Hurricane Harvey Health and Insurance Disaster
Once the flood waters recede, life won’t suddenly go back to normal for the people along the Gulf coast:
In the coming weeks and even months, residents of Houston and other parts of southern Texas hit hard by Hurricane Harvey will be faced with the public health disasters that can result from dirty floodwater and landslides. The natural disaster has ostensibly turned the city into a sprawling, pathogen-infested swamp.
And many Texans, thanks in part to their Republican-dominated state legislature don’t have health insurance or decent enough health insurance to deal with both the mental and physical problems they will face in the coming months. So on top of a flood disaster Houston’s citizens will be faced with humanitarian and financial disasters.
Add to that the financial mess of a city where 80% of its citizens simply don’t have flood insurance. Many of them simply can’t afford and have been faced with the choice the past few years of paying for insurance or buying food for their children. Meanwhile the Republicans running the state have made it much more difficult for Texans who have bought insurance to actually use it.
I wont dive into it too deeply here but lets keep in mind that tens of thousands of people will be displaced by this storm. Climate refugees. We need to seriously begin the discussion right now about how we plan for what will be in the future millions of people on the move from climate disruption. Instead of using migration and immigration as a fear tactic to further divide us, we need to develop an immigration system that is humane and takes into account the changes that are well on their way.
At this point we are tired of hearing the refrain that we can’t talk about how to prevent disasters. A guy goes into a school and kills a bunch of kids but somehow, we are told, that it isn’t the right time to talk about keeping guns out of the hands of certain individuals. A major American city drowns but somehow, we are told, that this isn’t the right time to talk about how we keep our families and neighbors safe from climate change, poor planning and a lack of infrastructure investment. Enough of that. NOW is exactly the time we need to talk about these things.

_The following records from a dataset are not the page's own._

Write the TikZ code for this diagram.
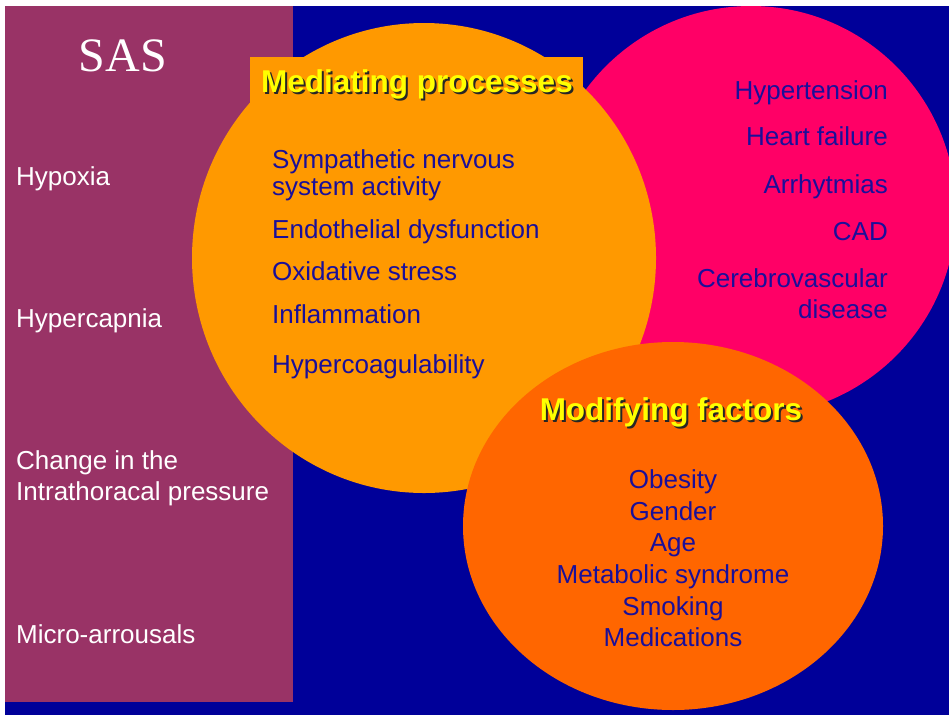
\documentclass[tikz,border=0pt]{standalone}
\usepackage{fontspec}
\setmainfont{Liberation Sans}
\newfontfamily\serifsas{Liberation Serif}
\definecolor{bgblue}{HTML}{000099}
\definecolor{sasplum}{HTML}{993366}
\definecolor{medorange}{HTML}{FF9900}
\definecolor{outpink}{HTML}{FF0066}
\definecolor{modorange}{HTML}{FF6600}
\definecolor{txtblue}{HTML}{1A0F99}
\definecolor{ttlyellow}{HTML}{FFFF00}
\newcommand{\shadowtext}[1]{\makebox[0pt][l]{\hspace{2pt}\raisebox{-2pt}{\textcolor{black!85}{#1}}}\textcolor{ttlyellow}{#1}}
\begin{document}
\begin{tikzpicture}[x=1pt,y=-1pt,
  itemtxt/.style={inner sep=0pt,font=\fontsize{26}{31}\selectfont},
  blueitem/.style={itemtxt,text=txtblue},
  whiteitem/.style={itemtxt,text=white},
  ttltxt/.style={inner sep=0pt,font=\fontsize{31.5}{36}\selectfont\bfseries,anchor=base}]
\useasboundingbox (0,0) rectangle (949,715);
\fill[white] (0,0) rectangle (949,715);
\fill[bgblue] (5,6) rectangle (949,715);
\fill[sasplum] (5,6) rectangle (293,702);
% outcome circle
\begin{scope}
\clip (5,6) rectangle (949,715);
\fill[outpink] (751,211) circle[radius=205pt];
\end{scope}
% mediating circle
\fill[medorange] (424,258) ellipse[x radius=232pt, y radius=235pt];
\fill[medorange] (250,57) rectangle (583,103);
% modifying circle
\fill[modorange] (673,526) ellipse[x radius=210pt, y radius=184pt];

% SAS column
\node[inner sep=0pt,anchor=base,text=white,font=\serifsas\fontsize{48}{50}\selectfont] (sas) at (123,71) {SAS};
\node[whiteitem,anchor=base west] (hypoxia) at (16,185) {Hypoxia};
\node[whiteitem,anchor=base west] (hypercap) at (16,327) {Hypercapnia};
\node[whiteitem,anchor=base west] (change1) at (16,469) {Change in the};
\node[whiteitem,anchor=base west] (change2) at (16,500) {Intrathoracal pressure};
\node[whiteitem,anchor=base west] (micro) at (16,643) {Micro-arrousals};

% mediating processes
\node[ttltxt] (medtitle) at (417,92) {\shadowtext{Mediating processes}};
\node[blueitem,anchor=base west] (symp1) at (272,168) {Sympathetic nervous};
\node[blueitem,anchor=base west] (symp2) at (272,195) {system activity};
\node[blueitem,anchor=base west] (endo) at (272,238) {Endothelial dysfunction};
\node[blueitem,anchor=base west] (oxid) at (272,280) {Oxidative stress};
\node[blueitem,anchor=base west] (infl) at (272,323) {Inflammation};
\node[blueitem,anchor=base west] (hcoag) at (272,373) {Hypercoagulability};

% outcomes
\node[blueitem,anchor=base east] (htn) at (888,99) {Hypertension};
\node[blueitem,anchor=base east] (hf) at (888,145) {Heart failure};
\node[blueitem,anchor=base east] (arr) at (888,193) {Arrhytmias};
\node[blueitem,anchor=base east] (cad) at (888,240) {CAD};
\node[blueitem,anchor=base east] (cvd1) at (888,287) {Cerebrovascular};
\node[blueitem,anchor=base east] (cvd2) at (888,318) {disease};

% modifying factors
\node[ttltxt] (modtitle) at (671,420) {\shadowtext{Modifying factors}};
\node[blueitem,anchor=base] (obes) at (673,488) {Obesity};
\node[blueitem,anchor=base] (gend) at (673,520) {Gender};
\node[blueitem,anchor=base] (age) at (673,551) {Age};
\node[blueitem,anchor=base] (metab) at (673,583) {Metabolic syndrome};
\node[blueitem,anchor=base] (smok) at (673,615) {Smoking};
\node[blueitem,anchor=base] (medic) at (673,646) {Medications};
\end{tikzpicture}
\end{document}
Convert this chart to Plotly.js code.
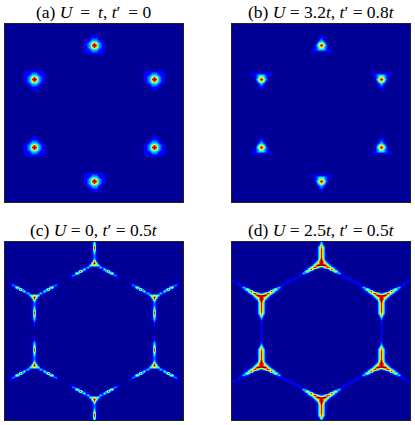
<!DOCTYPE html>
<html>
<head>
    <title>Spectral function panels</title>
    <script src="https://cdn.plot.ly/plotly-3.0.1.min.js"></script>
    <style>
        body { margin: 0; background-color: white; }
    </style>
</head>
<body>
    <div id="chart"></div>

    <script>
        // Panel titles
        const titles = [
            '(a) <i>U</i>\u2009 = \u2009<i>t</i>, <i>t</i>\u2032\u2009 = 0',
            '(b) <i>U</i> = 3.2<i>t</i>, <i>t</i>\u2032 = 0.8<i>t</i>',
            '(c) <i>U</i> = 0, <i>t</i>\u2032 = 0.5<i>t</i>',
            '(d) <i>U</i> = 2.5<i>t</i>, <i>t</i>\u2032 = 0.5<i>t</i>'
        ];

        // Peak positions on the 89x89 grid, flip = arms pointing down
        const spotCols = [44, 14, 74, 14, 74, 44];
        const spotRows = [10, 27, 27, 61, 61, 78];
        const spotFlip = [false, true, true, false, false, true];

        // Right half of one peak. First char is the centre column,
        // digits are colour levels 0-9, one char is 2px
        const peakA = [
            '11',
            '111',
            '2211',
            '33211',
            '853211',
            '983211',
            '853211',
            '332111',
            '221111',
            '11111'
        ];
        const peakB = [
            '1',
            '11',
            '21',
            '321',
            '642',
            '96310',
            '64210',
            '33211',
            '111111'
        ];
        const peakC = [
            '0',
            '1',
            '1',
            '2',
            '31',
            '41',
            '61',
            '81',
            '71',
            '41',
            '31',
            '21',
            '21',
            '31',
            '72',
            '951',
            '54410',
            '00132100',
            '000114210',
            '00000138210',
            '000000014510',
            '000000000122',
            '00000000000110'
        ];
        const peakD = [
            '0',
            '1',
            '1',
            '1',
            '1',
            '1',
            '1',
            '2',
            '31',
            '62',
            '741',
            '841',
            '841',
            '841',
            '841',
            '841',
            '951',
            '9731',
            '97531',
            '899631',
            '23587421',
            '000138521',
            '00000136310',
            '00000001231',
            '00000000001100',
            '000000000001100',
            '000000000000011',
            '00000000000000011',
            '000000000000000001'
        ];
        const peaks = [peakA, peakB, peakC, peakD];
        const peakCentre = [5, 5, 15, 18];

        const jetColors = ['#000096', '#0000ff', '#00ffff', '#ffff00', '#ff0000', '#800000'];
        const jetStops = [0, 0.11, 0.36, 0.62, 0.87, 1];

        const gridSize = 89;

        function buildGrid(peak, centre) {
            const z = [];
            for (let r = 0; r < gridSize; r++) z.push(new Array(gridSize).fill(0));
            spotCols.forEach((col, s) => {
                peak.forEach((row, i) => {
                    const dr = spotFlip[s] ? centre - i : i - centre;
                    const rr = spotRows[s] + dr;
                    if (rr < 0 || rr >= gridSize) return;
                    for (let c = 0; c < row.length; c++) {
                        const v = Number(row[c]);
                        [col + c, col - c].forEach(cc => {
                            if (cc >= 0 && cc < gridSize && v > z[rr][cc]) z[rr][cc] = v;
                        });
                    }
                });
            });
            return z;
        }

        const colorscale = jetStops.map((s, i) => [s, jetColors[i]]);
        const traces = peaks.map((peak, i) => ({
            type: 'heatmap',
            z: buildGrid(peak, peakCentre[i]),
            xaxis: i ? 'x' + (i + 1) : 'x',
            yaxis: i ? 'y' + (i + 1) : 'y',
            zmin: 0,
            zmax: 9,
            zsmooth: 'best',
            colorscale: colorscale,
            showscale: false,
            hoverinfo: 'skip'
        }));

        const W = 415, H = 425;
        const lefts = [5, 232, 5, 232];
        const tops = [24, 24, 242, 242];
        const side = 178;

        const layout = {
            width: W,
            height: H,
            margin: {l: 0, r: 0, t: 0, b: 0},
            paper_bgcolor: 'white',
            showlegend: false,
            annotations: []
        };
        titles.forEach((t, i) => {
            const suffix = i ? i + 1 : '';
            const axis = {
                range: [-0.5, gridSize - 0.5],
                domain: [lefts[i] / W, (lefts[i] + side) / W],
                showgrid: false,
                zeroline: false,
                ticks: '',
                showticklabels: false,
                showline: true,
                mirror: true,
                linecolor: '#222',
                linewidth: 1,
                anchor: 'y' + suffix
            };
            layout['xaxis' + suffix] = axis;
            layout['yaxis' + suffix] = Object.assign({}, axis, {
                range: [gridSize - 0.5, -0.5],
                domain: [1 - (tops[i] + side) / H, 1 - tops[i] / H],
                anchor: 'x' + suffix
            });
            layout.annotations.push({
                text: t,
                xref: 'paper',
                yref: 'paper',
                x: (lefts[i] + side / 2) / W,
                y: 1 - (tops[i] - 1) / H,
                xanchor: 'center',
                yanchor: 'bottom',
                showarrow: false,
                borderpad: 0,
                font: {family: '"Liberation Serif", serif', size: 17.5, color: 'black'}
            });
        });

        Plotly.newPlot('chart', traces, layout, {displayModeBar: false, staticPlot: true});
    </script>
</body>
</html>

In order to prevent or at least lessen the impact of future disasters we simply MUST talk about the climate, planning and infrastructure context of Hurricane Harvey. Climate change in particular demands that we rethink everything we’ve known and move forward on radical change – both mitigation and adaptation. It is time to build in resiliency.
Understanding and doing something about climate change is all about opening your heart. It is all about caring for other people, putting yourselves in their place and then setting aside your politics, greed and other blocks to step in and do something about it.
Philosopher Timothy Morton says that climate change is a “Hyperobject” – a thing so big it impacts everything no matter if we are aware of it or not. We don’t have to understand the thing for it to be true. A Hyperobject is not a function of our knowledge. Nature is a Hyperobject for example.
Morton, who lives in Houston, also labels Houston a Hyperobject in and of itself. At the same time that city is a part of the Hyperobject that is global warming, what with its proximity to the Gulf, it being a home base for so much of the oil and gas industry, the lack of quality infrastructure and the uncontrolled sprawl that all contributed to make this disaster worse than it needed to be.
It is a moment of blinking self-awareness.